• _Goal of the exercise_
Beneath this line sits some data. Return only its lines from the one holding "Convert this chart" through the one holding "from matplotlib.patches import FancyArrow", inclusive, exactly, with the images removed.
*** Data for processing
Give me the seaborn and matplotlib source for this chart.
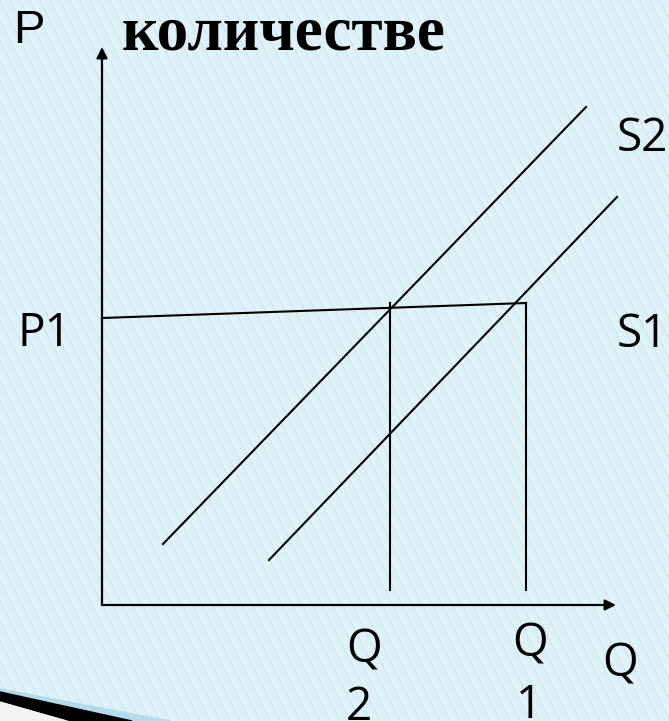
import numpy as np
import pandas as pd
import seaborn as sns
import matplotlib.pyplot as plt
from matplotlib.collections import LineCollection
from matplotlib.patches import Polygon

# Line segments in chart units (Q to the right, P up, origin at the corner of the axes)
seg_names = ['S2', 'S2', 'S1', 'S1', 'P1', 'P1', 'Q2', 'Q2', 'Q1', 'Q1']
seg_q = [61, 484, 167, 515, 0, 424, 288, 288, 424, 424]
seg_p = [61, 498, 45, 408, 287, 302, 302, 15, 302, 15]

# Axis arrow tips
q_tip = 514
p_tip = 558

# Labels: text, q, p (left edge / baseline)
label_text = ['P1', 'S1', 'S2', 'Q', '2', 'Q', '1', 'Q']
label_q = [-84, 515, 515, 244, 244, 410, 414, 500]
label_p = [259, 258, 454, -57, -115, -51, -113, -72]

title_text = 'количестве'
axis_p_label = 'P'

df = pd.DataFrame({'seg': seg_names, 'Q': seg_q, 'P': seg_p})

W, H = 669, 721
x0, y0 = 102, 605   # pixel position of the origin

fig = plt.figure(figsize=(W / 100, H / 100), dpi=100)
fig.patch.set_facecolor('#ddf2f8')
ax = fig.add_axes([0, 0, 1, 1])
ax.set_xlim(-x0, W - x0)
ax.set_ylim(y0 - H, y0)
ax.set_facecolor('#ddf2f8')
ax.axis('off')

# diagonal pattern of the slide background
starts = np.arange(-420, W + 10, 10)
t = np.array([0, H + 20])
stripes = [np.column_stack([s - x0 + 0.5 * t, y0 - t]) for s in starts]
hl = [np.column_stack([s - x0 + 2 + 0.5 * t, y0 - t]) for s in starts]
ax.add_collection(LineCollection(hl, colors='white', linewidths=0.7, alpha=0.45, zorder=0))
ax.add_collection(LineCollection(stripes, colors='#cbe3eb', linewidths=0.7, zorder=0))

# decorative swoosh at the bottom left
def px(pts):
    return [(x - x0, y0 - y) for x, y in pts]

ax.add_patch(Polygon(px([(0, 689), (170, 721), (0, 721)]), closed=True, color='#b3dbea', zorder=1))
ax.add_patch(Polygon(px([(0, 692), (132, 721), (72, 721), (0, 701)]), closed=True, color='black', zorder=2))
ax.add_patch(Polygon(px([(0, 702), (66, 721), (0, 721)]), closed=True, color='#f3f3f3', zorder=2))

# supply curves and guide lines
sns.lineplot(data=df, x='Q', y='P', units='seg', estimator=None, sort=False,
             color='black', linewidth=1.5, ax=ax, legend=False, zorder=3)
ax.set_xlim(-x0, W - x0)
ax.set_ylim(y0 - H, y0)
ax.axis('off')

# axes with arrows
arrow = dict(arrowstyle='-|>', color='black', lw=1.6, mutation_scale=16, shrinkA=0, shrinkB=0)
ax.annotate('', xy=(q_tip, 0), xytext=(0, 0), arrowprops=arrow, zorder=4)
ax.annotate('', xy=(0, p_tip), xytext=(0, 0), arrowprops=arrow, zorder=4)

for txt, q, p in zip(label_text, label_q, label_p):
    ax.text(q, p, txt, fontsize=33, family='Open Sans', color='black',
            ha='left', va='baseline', zorder=5)

ax.text(-89, y0 - 43, axis_p_label, fontsize=34, family='Liberation Sans',
        color='black', ha='left', va='baseline', zorder=5)
ax.text(20, y0 - 50, title_text, fontsize=45.5, family='Liberation Serif',
        fontweight='bold', color='black', ha='left', va='baseline', zorder=5)

fig.savefig('out.png', dpi=100, facecolor=fig.get_facecolor())
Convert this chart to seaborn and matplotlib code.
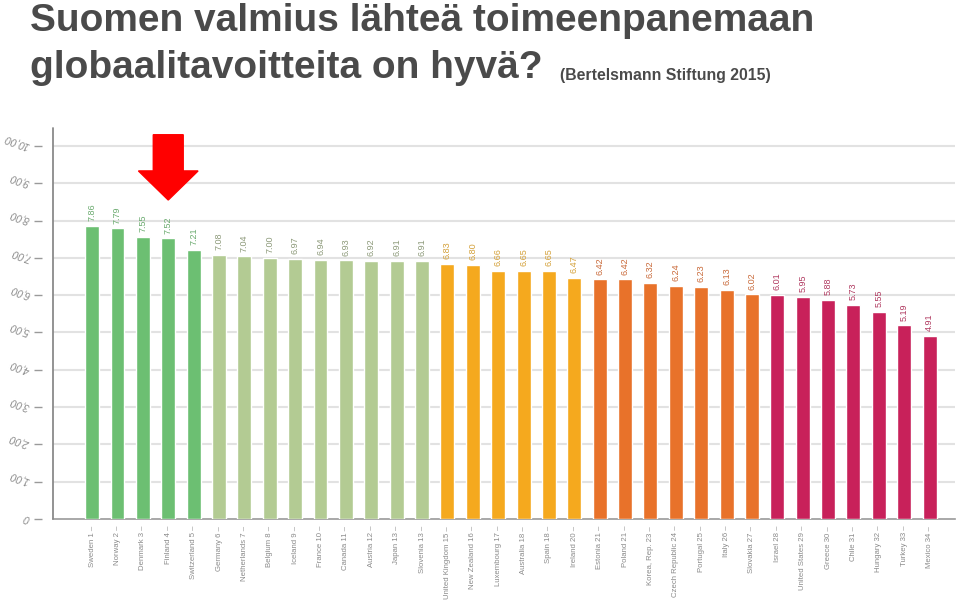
import matplotlib
matplotlib.use("Agg")
import matplotlib.pyplot as plt
import seaborn as sns
import pandas as pd
from matplotlib.patches import FancyArrow

countries = ["Sweden", "Norway", "Denmark", "Finland", "Switzerland", "Germany",
             "Netherlands", "Belgium", "Iceland", "France", "Canada", "Austria",
             "Japan", "Slovenia", "United Kingdom", "New Zealand", "Luxembourg",
             "Australia", "Spain", "Ireland", "Estonia", "Poland", "Korea, Rep.",
             "Czech Republic", "Portugal", "Italy", "Slovakia", "Israel",
             "United States", "Greece", "Chile", "Hungary", "Turkey", "Mexico"]
ranks = [1, 2, 3, 4, 5, 6, 7, 8, 9, 10, 11, 12, 13, 13, 15, 16, 17, 18, 18, 20,
         21, 21, 23, 24, 25, 26, 27, 28, 29, 30, 31, 32, 33, 34]
scores = [7.86, 7.79, 7.55, 7.52, 7.21, 7.08, 7.04, 7.00, 6.97, 6.94, 6.93, 6.92,
          6.91, 6.91, 6.83, 6.80, 6.66, 6.65, 6.65, 6.47, 6.42, 6.42, 6.32, 6.24,
          6.23, 6.13, 6.02, 6.01, 5.95, 5.88, 5.73, 5.55, 5.19, 4.91]
groups = ["g1"] * 5 + ["g2"] * 9 + ["g3"] * 6 + ["g4"] * 7 + ["g5"] * 7
yticks = [0, 1, 2, 3, 4, 5, 6, 7, 8, 9, 10]
ytick_labels = ["0", "1,00", "2,00", "3,00", "4,00", "5,00", "6,00", "7,00",
                "8,00", "9,00", "10,00"]
highlight = "Finland"

bar_colors = {"g1": "#6cbf72", "g2": "#b3cb93", "g3": "#f5a91e",
              "g4": "#e8722a", "g5": "#c8215a"}
text_colors = {"g1": "#6aaa6e", "g2": "#8d9a7a", "g3": "#d4a13a",
               "g4": "#c96a3a", "g5": "#b03a60"}

labels = [f"{c} {r} \u2013" for c, r in zip(countries, ranks)]
df = pd.DataFrame({"label": labels, "score": scores, "group": groups})

sns.set_style("white")
small = ["Liberation Sans", "DejaVu Sans"]

fig = plt.figure(figsize=(9.59, 6.01), dpi=100)
ax = fig.add_axes([0.0553, 0.1364, 0.9405, 0.6506])

sns.barplot(data=df, x="label", y="score", hue="group", palette=bar_colors,
            order=labels, dodge=False, width=0.55, legend=False, ax=ax,
            saturation=1, zorder=3)

# spines first (set_position resets ticks)
for s in ["top", "right"]:
    ax.spines[s].set_visible(False)
ax.spines["left"].set_position(("outward", 8))
ax.spines["left"].set_visible(False)
ax.spines["bottom"].set_color("#9a9a9a")
ax.spines["bottom"].set_linewidth(1.2)

ax.set_ylim(0, 10.48)
ax.set_xlim(-1.54, 34.0)
ax.axvline(-1.54, color="#8a8a8a", lw=1.3, zorder=4, clip_on=False)

ax.set_yticks(yticks)
ax.set_yticklabels(ytick_labels)
ax.tick_params(axis="y", left=True, direction="out", length=6, width=1,
               color="#9a9a9a", pad=3)
for t in ax.get_yticklabels():
    t.set_rotation(160)
    t.set_rotation_mode("anchor")
    t.set_ha("left")
    t.set_va("center")
    t.set_fontsize(7.5)
    t.set_style("italic")
    t.set_color("#8a8a8a")
    t.set_family(small)
ax.tick_params(axis="x", bottom=False, length=0, pad=5)
for t in ax.get_xticklabels():
    t.set_rotation(90)
    t.set_fontsize(5.6)
    t.set_color("#8a8a8a")
    t.set_family(small)
    t.set_ha("center")
    t.set_va("top")
ax.set_xlabel("")
ax.set_ylabel("")

for y in yticks[1:]:
    ax.axhline(y, color="#e2e2e2", lw=1.5, zorder=1)

for i, (v, g) in enumerate(zip(scores, groups)):
    ax.text(i, v + 0.13, f"{v:.2f}", rotation=90, ha="center", va="bottom",
            fontsize=6.5, color=text_colors[g], family=small, zorder=5)

hi = countries.index(highlight)
arrow = FancyArrow(hi, 10.3, 0, -1.75, width=1.18, head_width=2.35,
                   head_length=0.78, length_includes_head=True,
                   color="#ff0000", zorder=6, clip_on=False)
ax.add_patch(arrow)

title_kw = dict(family=["Liberation Sans", "DejaVu Sans"], weight="bold",
                color="#4a4a4a")
fig.text(0.031, 0.949, "Suomen valmius lähteä toimeenpanemaan", fontsize=28,
         va="baseline", ha="left", **title_kw)
fig.text(0.031, 0.870, "globaalitavoitteita on hyvä?", fontsize=28,
         va="baseline", ha="left", **title_kw)
fig.text(0.584, 0.867, "(Bertelsmann Stiftung 2015)", fontsize=11.4,
         va="baseline", ha="left", **title_kw)

fig.savefig("out.png", dpi=100, facecolor="white")
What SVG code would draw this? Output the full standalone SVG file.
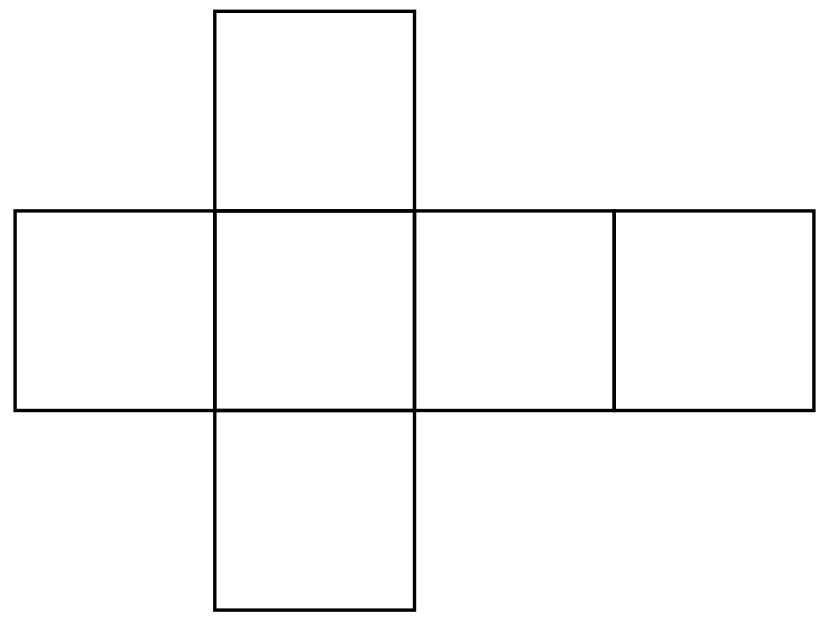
<svg xmlns="http://www.w3.org/2000/svg" width="830" height="623" viewBox="0 0 830 623">
<style>
.f{fill:none;stroke:#000;stroke-width:3.4;stroke-linejoin:miter;stroke-linecap:square}
</style>
<rect width="830" height="623" fill="#fff"/>
<g id="top"><rect class="f" x="214.8" y="11.3" width="199.7" height="199.6"/></g>
<g id="left"><rect class="f" x="15.1" y="210.9" width="199.7" height="199.6"/></g>
<g id="front"><rect class="f" x="214.8" y="210.9" width="199.7" height="199.6"/></g>
<g id="right"><rect class="f" x="414.5" y="210.9" width="199.7" height="199.6"/></g>
<g id="back"><rect class="f" x="614.2" y="210.9" width="199.7" height="199.6"/></g>
<g id="bottom"><rect class="f" x="214.8" y="410.5" width="199.7" height="199.6"/></g>
<g id="connectors"></g>
</svg>
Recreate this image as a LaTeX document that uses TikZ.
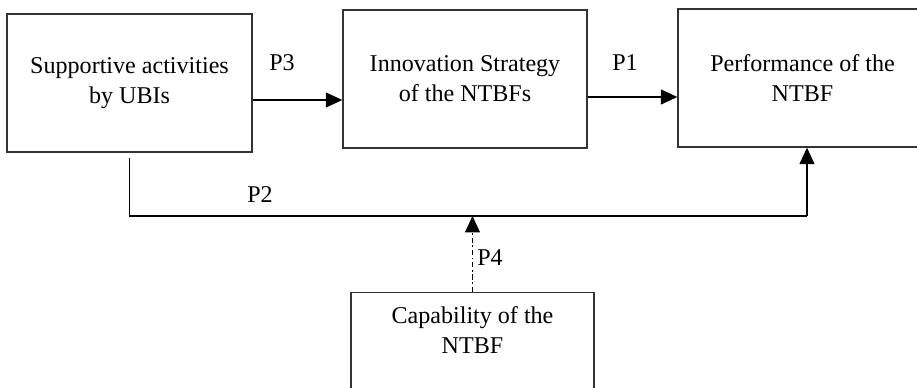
\documentclass[tikz,border=0pt]{standalone}
\usepackage{fontspec}
\setmainfont{Liberation Serif}
\usepackage{tikz}
\usetikzlibrary{arrows.meta, positioning, calc}
\definecolor{boxline}{HTML}{333333}

\begin{document}
\begin{tikzpicture}[x=0.02cm, y=-0.02cm,
  factor/.style={rectangle, draw=boxline, line width=0.8pt,
    minimum width=4.9cm, minimum height=2.76cm,
    align=center, font=\fontsize{13.7}{17}\selectfont},
  plab/.style={font=\fontsize{13.7}{17}\selectfont, inner sep=0pt},
  ar/.style={-{Triangle[length=3.3mm, width=3mm]}, line width=0.7pt},
  link/.style={line width=0.7pt}
]
  \useasboundingbox (0,0) rectangle (917,388);
  \clip (0,0) rectangle (917,388);

  \node[factor] (sup) at (129.5,83) {Supportive activities\\by UBIs};
  \node[factor, minimum width=4.88cm] (inno) at (465,79) {Innovation Strategy\\of the NTBFs};
  \node[factor, minimum width=4.98cm] (perf) at (802.5,78) {Performance of the\\NTBF};
  \node[factor, minimum width=4.86cm, minimum height=0pt, anchor=north,
    inner ysep=8pt, text depth=39pt] (cap) at (472.5,292) {Capability of the\\NTBF};

  \coordinate (join) at ([xshift=0.09cm]perf.south |- 0,216);

  \draw[ar] ([yshift=-0.34cm]sup.east) -- ([yshift=-0.34cm]sup.east -| inno.west);
  \draw[ar] ([yshift=-0.36cm]inno.east) -- ([yshift=-0.36cm]inno.east -| perf.west);
  \draw[link] ([yshift=-3pt]sup.south) |- (join);
  \draw[ar] (join) -- (join |- perf.south);
  \draw[ar, dash pattern=on 3pt off 1.5pt on 1pt off 1.5pt] (cap.north) -- (cap.north |- join);

  \node[plab] (p3) at (282,63) {P3};
  \node[plab] (p1) at (625,63) {P1};
  \node[plab] (p2) at (260,195) {P2};
  \node[plab] (p4) at (490,258) {P4};
\end{tikzpicture}
\end{document}
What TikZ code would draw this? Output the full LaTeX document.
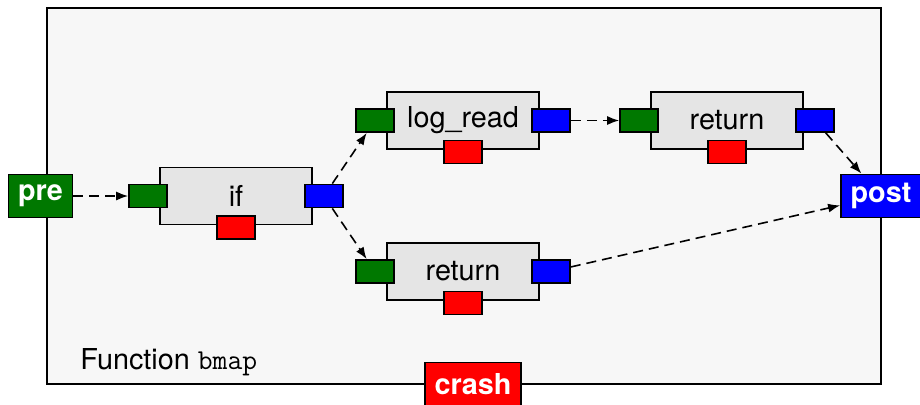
\documentclass[tikz,border=0pt]{standalone}
\usepackage{fontspec}
\setmainfont{TeX Gyre Heros}
\usetikzlibrary{arrows.meta}
\definecolor{pregreen}{RGB}{0,120,0}

\begin{document}
\begin{tikzpicture}[
  x=0.5pt, y=-0.5pt,
  font=\fontsize{14.4}{17}\selectfont,
  func/.style={draw, line width=0.9pt, fill=black!3, minimum width=417pt, minimum height=188pt},
  block/.style={draw, line width=0.9pt, fill=black!10, minimum width=76pt, minimum height=28.5pt, inner sep=0pt},
  port/.style={draw, line width=0.9pt, minimum width=19pt, minimum height=11.5pt, inner sep=0pt},
  inport/.style={port, fill=pregreen},
  outport/.style={port, fill=blue},
  errport/.style={port, fill=red},
  cond/.style={draw, line width=0.9pt, text=white, font=\fontsize{14.4}{17}\selectfont\bfseries,
    minimum height=21.5pt, inner xsep=4.8pt, inner ysep=0pt},
  flow/.style={-{Latex[length=6pt,width=4.5pt]}, line width=0.8pt, dash pattern=on 5pt off 3pt},
]
\useasboundingbox (0,0) rectangle (920,404);
\node[func] (fn) at (464,196) {};
\node[anchor=west, inner sep=0pt] (fnname) at (80,362) {Function \texttt{bmap}};

% blocks
\node[block] (ifblk)   at (236,196)   {if};
\node[block] (logread) at (463,120.5) {log\_read};
\node[block] (retA)    at (727,120.5) {return};
\node[block] (retB)    at (463,271.5) {return};

% ports: in (left), out (right), crash (below)
\node[inport]  (ifblk-in)    at ([xshift=-5.5pt]ifblk.west) {};
\node[outport] (ifblk-out)   at ([xshift=5.5pt]ifblk.east) {};
\node[errport] (ifblk-err)   at ([yshift=-1pt]ifblk.south) {};
\node[inport]  (logread-in)  at ([xshift=-5.5pt]logread.west) {};
\node[outport] (logread-out) at ([xshift=5.5pt]logread.east) {};
\node[errport] (logread-err) at ([yshift=-1pt]logread.south) {};
\node[inport]  (retA-in)     at ([xshift=-5.5pt]retA.west) {};
\node[outport] (retA-out)    at ([xshift=5.5pt]retA.east) {};
\node[errport] (retA-err)    at ([yshift=-1pt]retA.south) {};
\node[inport]  (retB-in)     at ([xshift=-5.5pt]retB.west) {};
\node[outport] (retB-out)    at ([xshift=5.5pt]retB.east) {};
\node[errport] (retB-err)    at ([yshift=-1pt]retB.south) {};

% pre / post / crash conditions
\node[cond, fill=pregreen] (pre)   at (40.5,196) {pre};
\node[cond, fill=blue]     (post)  at (881,196)  {post};
\node[cond, fill=red]      (crash) at (473,384)  {crash};

% control flow
\draw[flow] (pre) -- (ifblk-in);
\draw[flow] (ifblk-out) -- (logread-in);
\draw[flow] (ifblk-out) -- (retB-in);
\draw[flow] (logread-out) -- (retA-in);
\draw[flow] (retA-out) -- (post);
\draw[flow] (retB-out) -- (post);
\end{tikzpicture}
\end{document}
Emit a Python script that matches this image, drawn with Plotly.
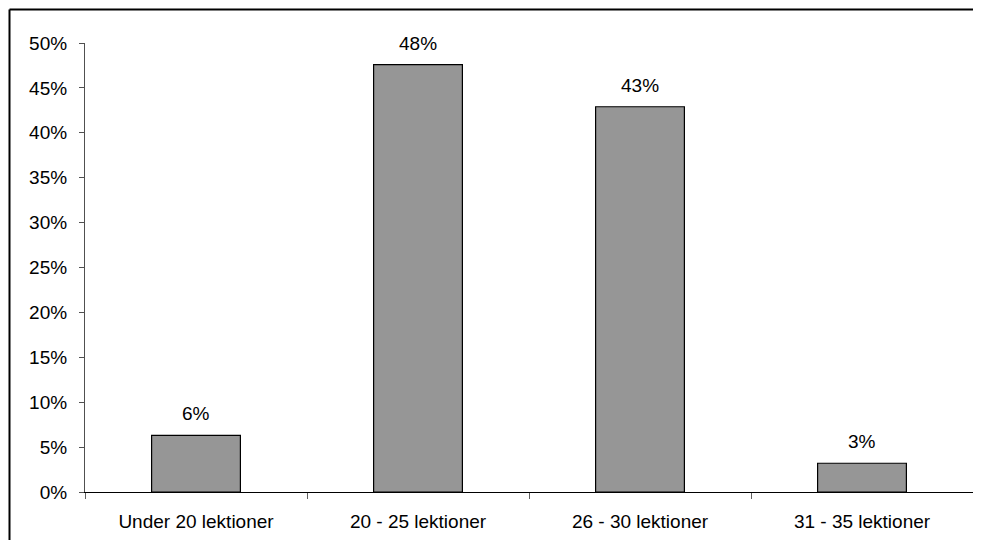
import plotly.graph_objects as go

categories = ["Under 20 lektioner", "20 - 25 lektioner", "26 - 30 lektioner", "31 - 35 lektioner"]
values = [0.063, 0.476, 0.429, 0.032]
label_texts = ["6%", "48%", "43%", "3%"]

# page body has an 8px margin, so the figure is drawn 8px right/down
OFF = 8
W, H = 965, 532
L, T = 85 - OFF, 43 - OFF
R = 0
B = H - (492 - OFF)
pw = W - L - R
ph = H - T - B

FONT = "Liberation Sans, Arial"
FS = 19

fig = go.Figure()
fig.add_trace(go.Bar(
    x=categories, y=values,
    marker=dict(color="#969696", line=dict(color="#000000", width=1.2)),
    width=0.4,
    hoverinfo="skip",
))

for c, v, t in zip(categories, values, label_texts):
    fig.add_annotation(x=c, y=v, text=t, showarrow=False, yanchor="bottom",
                       yshift=9, font=dict(family=FONT, size=FS, color="#000"))

# outer chart border: only top and left edges fall inside the picture
x_left = (9.5 - OFF - L) / pw
y_top = (T + ph - (9.5 - OFF)) / ph
fig.add_shape(type="line", xref="paper", yref="paper",
              x0=x_left, x1=1.0, y0=y_top, y1=y_top,
              line=dict(color="#000000", width=2), layer="below")
fig.add_shape(type="line", xref="paper", yref="paper",
              x0=x_left, x1=x_left, y0=y_top, y1=-(B + 2) / ph,
              line=dict(color="#000000", width=2), layer="below")

fig.update_layout(
    width=W, height=H,
    margin=dict(l=L, r=R, t=T, b=B, autoexpand=False),
    plot_bgcolor="white", paper_bgcolor="white",
    showlegend=False,
    bargap=0.6,
    font=dict(family=FONT, size=FS, color="#000"),
    xaxis=dict(
        showline=True, linecolor="#000000", linewidth=1.2,
        ticks="outside", ticklen=6, tickcolor="#606060", tickwidth=1.2,
        tickson="boundaries", showgrid=False, zeroline=False,
        ticklabelstandoff=12, automargin=False,
        tickfont=dict(size=FS),
    ),
    yaxis=dict(
        range=[0, 0.5], dtick=0.05, tickformat=".0%",
        showline=True, linecolor="#505050", linewidth=1.2,
        ticks="outside", ticklen=5, tickcolor="#505050", tickwidth=1.2,
        showgrid=False, zeroline=False,
        ticklabelstandoff=8, automargin=False,
        tickfont=dict(size=FS),
    ),
)

fig.write_html("out.html")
******
• _Result of this task_
Convert this chart to seaborn and matplotlib code.
import matplotlib
matplotlib.use("Agg")
import matplotlib.pyplot as plt
import seaborn as sns
import pandas as pd
from matplotlib.patches import FancyArrow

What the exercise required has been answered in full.